Kıyak aylıklar, emeklilikler önerisine “ret" oyu kullanan dokuz üyenin adları şöyle: Mehmet Tahir Köse (Amasya, SHP), Nabi Sabuncu (Aydın Bağımsız, ANAP'tan ayrılma), Mehmet Dönen (Hatay SHP), Mustafa Kemal Duduoğlu (Hatay, SHP), Nurhan Tekinel (Kastamonu, Bağımsız ANAP'tan ayrılma), İlyas Aklaş (Samsun, Bağımsız, ANAP'tan ayrılma). Kamer Genç (Tunceli SHP), Veysel Atasoy (Zonguldak, Bağımsız, ANAP'tan ayrılma).

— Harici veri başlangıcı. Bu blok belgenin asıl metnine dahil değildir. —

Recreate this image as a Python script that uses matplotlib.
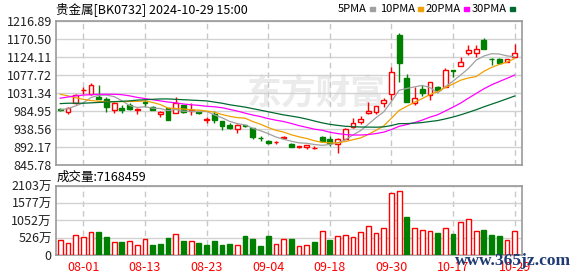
import matplotlib
matplotlib.use("Agg")
import matplotlib.pyplot as plt
from matplotlib.patches import Rectangle
import numpy as np
import pandas as pd

plt.rcParams['font.family'] = ['Noto Sans CJK SC', 'DejaVu Sans']

# trading days 2024-07-29 .. 2024-10-29
dates = ["07-29", "07-30", "07-31", "08-01", "08-02", "08-05", "08-06", "08-07", "08-08", "08-09",
         "08-12", "08-13", "08-14", "08-15", "08-16", "08-19", "08-20", "08-21", "08-22", "08-23",
         "08-26", "08-27", "08-28", "08-29", "08-30", "09-02", "09-03", "09-04", "09-05", "09-06",
         "09-09", "09-10", "09-11", "09-12", "09-13", "09-18", "09-19", "09-20", "09-23", "09-24",
         "09-25", "09-26", "09-27", "09-30", "10-08", "10-09", "10-10", "10-11", "10-14", "10-15",
         "10-16", "10-17", "10-18", "10-21", "10-22", "10-23", "10-24", "10-25", "10-28", "10-29"]
opens = [989, 981.6, 1006.4, 1038, 1028, 1022, 1015, 987.5, 993.5, 1000,
         988, 1007, 996, 978.5, 991.6, 979, 1000, 984, 984, 963,
         978, 959, 949, 938, 948, 940, 915.5, 908, 904, 914.6,
         900, 893, 891.5, 890, 917, 914, 901, 914, 943, 956,
         981, 983, 1006, 1028, 1181, 1069, 1005, 1041, 1026, 1047,
         1046, 1090, 1101.6, 1135, 1134, 1168, 1120, 1118, 1112, 1125]
highs = [993, 995, 1028, 1047, 1056, 1052, 1020, 1008, 1000, 1006,
         993, 1013, 999, 985, 993, 1022, 1001, 1004.8, 986, 970,
         985, 960, 953, 951, 950, 941, 921, 910, 908, 920,
         902, 896, 898, 895, 920, 920, 914.5, 940, 968, 971,
         1009, 999, 1018, 1099, 1185, 1080, 1046, 1052, 1059, 1049,
         1096, 1090, 1125, 1155, 1155, 1172, 1121, 1122, 1119, 1157.6]
lows = [985, 976.5, 1004, 1030, 1027, 1015, 983, 979, 979, 987,
        976.5, 996, 987, 970, 961.8, 979, 979, 974, 977, 953,
        953, 936, 938, 929, 944, 914, 908, 900, 900, 912,
        891, 889, 888, 887, 905, 895, 877, 912, 940, 952,
        978, 976, 995, 1013, 1060, 1009, 1000, 1023, 1013, 1036,
        1046, 1073, 1101.6, 1130, 1125, 1144, 1103.5, 1107, 1112, 1124]
closes = [987.5, 993.5, 1026.2, 1039.5, 1052, 1016, 996, 1006.5, 987.5, 989,
          991, 1006, 987.5, 983, 962, 1006, 983, 987, 979, 964,
          962, 946, 940, 950, 947, 919, 914.5, 903, 906, 918.7,
          893, 893.5, 897.5, 890.5, 908, 903, 914, 938, 953, 964,
          986, 998, 1013, 1086, 1109.5, 1009, 1018, 1032, 1059, 1039,
          1091, 1089, 1112, 1142, 1146, 1144, 1119, 1108, 1118, 1134]
# volume in 万
volumes = [465, 364, 607, 546, 698, 708, 556, 395, 405, 425,
           304, 486, 314, 344, 526, 638, 435, 425, 374, 314,
           435, 314, 344, 304, 587, 496, 283, 587, 334, 486,
           496, 273, 304, 405, 729, 465, 577, 607, 546, 698,
           880, 668, 820, 1882, 1943, 1164, 820, 759, 729, 678,
           820, 648, 1002, 1093, 729, 769, 617, 587, 455, 717]
prev_close = 985.0

# moving averages before enough closes are on the chart
ma5_head = [988, 991, 998, 1006]
ma10_head = [1028, 1024, 1019, 1015, 1012, 1010, 1009, 1009, 1009]
ma20_head = [1018, 1021, 1024, 1026, 1027, 1028, 1028, 1028, 1027, 1024,
             1020, 1017, 1014, 1011, 1008, 1006, 1003, 1001, 999.5]
ma30_head = [1004, 1005, 1005, 1005, 1006, 1007, 1008, 1009, 1010, 1011,
             1013, 1014, 1015, 1016, 1016, 1015, 1014, 1013, 1012, 1011,
             1008, 1005, 1001, 998, 995, 991, 987, 983, 979]

price_ticks = [845.78, 892.17, 938.56, 984.95, 1031.34, 1077.72, 1124.11, 1170.50, 1216.89]
vol_ticks = [0, 526, 1052, 1577, 2103]
vol_labels = ["0", "526万", "1052万", "1577万", "2103万"]
label_idx = [3, 11, 19, 27, 35, 43, 51, 59]

RED = "#ff0000"
GREEN = "#008000"
GRID = "#d2d2d2"
SPINE = "#999999"


def moving_avg(head, n):
    s = pd.Series(closes).rolling(n).mean().values
    s[:len(head)] = head
    return s


W, H = 578, 276
fig = plt.figure(figsize=(W / 100, H / 100), dpi=100)
ax = fig.add_axes([56 / W, 1 - 165 / H, 466 / W, 144 / H])
axv = fig.add_axes([56 / W, 1 - 255 / H, 466 / W, 69 / H])

x = np.arange(len(dates))
o = np.array(opens)
c = np.array(closes)
hi = np.array(highs)
lo = np.array(lows)
up = c >= o
edge = np.where(up, RED, GREEN)
face = np.where(up, "white", GREEN)

# watermark
ax.text(0.56, 0.5, "东方财富", transform=ax.transAxes, fontsize=25, fontweight="bold",
        color="#ebebeb", ha="center", va="center", zorder=0)

ax.vlines(x, lo, hi, colors=edge, lw=1, zorder=3)
ax.bar(x, np.maximum(np.abs(c - o), 0.01), bottom=np.minimum(o, c), width=0.62,
       color=face, edgecolor=edge, lw=1, zorder=4)

ax.plot(x, moving_avg(ma5_head, 5), color="#a0a0a0", lw=0.9, zorder=5)
ax.plot(x, moving_avg(ma10_head, 10), color="#f0a000", lw=0.9, zorder=5)
ax.plot(x, moving_avg(ma20_head, 20), color="#ff00ff", lw=0.9, zorder=5)
ax.plot(x, moving_avg(ma30_head, 30), color="#006a30", lw=0.9, zorder=5)

ax.set_ylim(price_ticks[0], price_ticks[-1])
ax.set_yticks(price_ticks)
ax.set_yticklabels(["%.2f" % v for v in price_ticks])

# volume, coloured by change against previous close
pc = np.concatenate([[prev_close], c[:-1]])
vup = c >= pc
axv.bar(x, volumes, width=0.62, color=np.where(vup, "white", GREEN),
        edgecolor=np.where(vup, RED, GREEN), lw=1, zorder=4)
axv.set_ylim(0, vol_ticks[-1])
axv.set_yticks(vol_ticks)
axv.set_yticklabels(vol_labels)

for a in (ax, axv):
    a.set_xlim(-0.55, len(dates) - 0.05)
    a.set_xticks([])
    a.yaxis.grid(True, color=GRID, lw=1, zorder=1)
    for i in label_idx:
        a.axvline(i, color="#c8c8c8", lw=1, ls=(0, (4, 3)), zorder=1)
    a.tick_params(axis="y", length=0, pad=3, labelsize=9, colors="#222222")
    for s in a.spines.values():
        s.set_color(SPINE)
        s.set_linewidth(1.2)

axv.set_xticks(label_idx)
axv.set_xticklabels([dates[i] for i in label_idx])
axv.tick_params(axis="x", length=0, pad=4, labelsize=9, colors=RED)

fig.text(56 / W, 1 - 9 / H, "贵金属[BK0732] 2024-10-29 15:00", fontsize=9, ha="left", va="center")
fig.text(57 / W, 1 - 177 / H, "成交量:7168459", fontsize=9, ha="left", va="center")

# legend: label followed by a small colour chip
legend = [("5PMA", "#a0a0a0", 338), ("10PMA", "#f0a000", 380),
          ("20PMA", "#ff00ff", 426), ("30PMA", "#006a30", 472)]
fig.canvas.draw()
renderer = fig.canvas.get_renderer()
for name, col, px in legend:
    t = fig.text(px / W, 1 - 9 / H, name, fontsize=8, ha="left", va="center")
    right = t.get_window_extent(renderer).x1
    fig.patches.append(Rectangle(((right + 3) / W, 1 - 10.5 / H), 5 / W, 3 / H,
                                 transform=fig.transFigure, color=col))

fig.text(455 / W, 1 - 261 / H, "www.365jz.com", fontsize=12.5, fontweight="bold",
         family=["Liberation Serif", "DejaVu Serif"], color="#1f3b73", ha="left", va="center")

fig.savefig("out.png", dpi=100)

Yasa önerisine “kabul” oyu verenlerden ANAP’lılar çoğunlukta; onlar olmasa geçmeyecek Meclisten. “Kabul” oyu veren SHP’liler ise şöyle:
Mehmet Can (Adana), Kazım Ulusoy (Amasya), Rıza Yılmaz (Ankara), Ayhan Arifağaoğlu (Artvin), Hilmi Ziya Postacı (Aydın), Cemal Şahin (Çorum), Turhan Hirfanoğlu (Hatay), Yüksel Çengel (İstanbul), Ali Haydar Erdoğan (İstanbul), Hasan Fehmi Güneş (İstanbul), Ali Şahin (Kahramanmaraş), Gürcan Ersin (Kırklareli), Ekrem Kangal (Sivas)...
HEP’ten de Arif Sağ, Mehmet Ali Eren, Yusuf Kenan Sönmez, Mehmet Adnan Ekmen, “kabul” oyu kullanmışlar. Abdullah Baştürk'ün oyu “geçersiz”. DYP'den, 13 üye "kabul” oyu vermiş.
SHP'de o gün, MYK toplantısı var, olağanüstü kurultay öncesi; önde gelenlerden hiçbirinin Meclis'e gidecek durumu yok.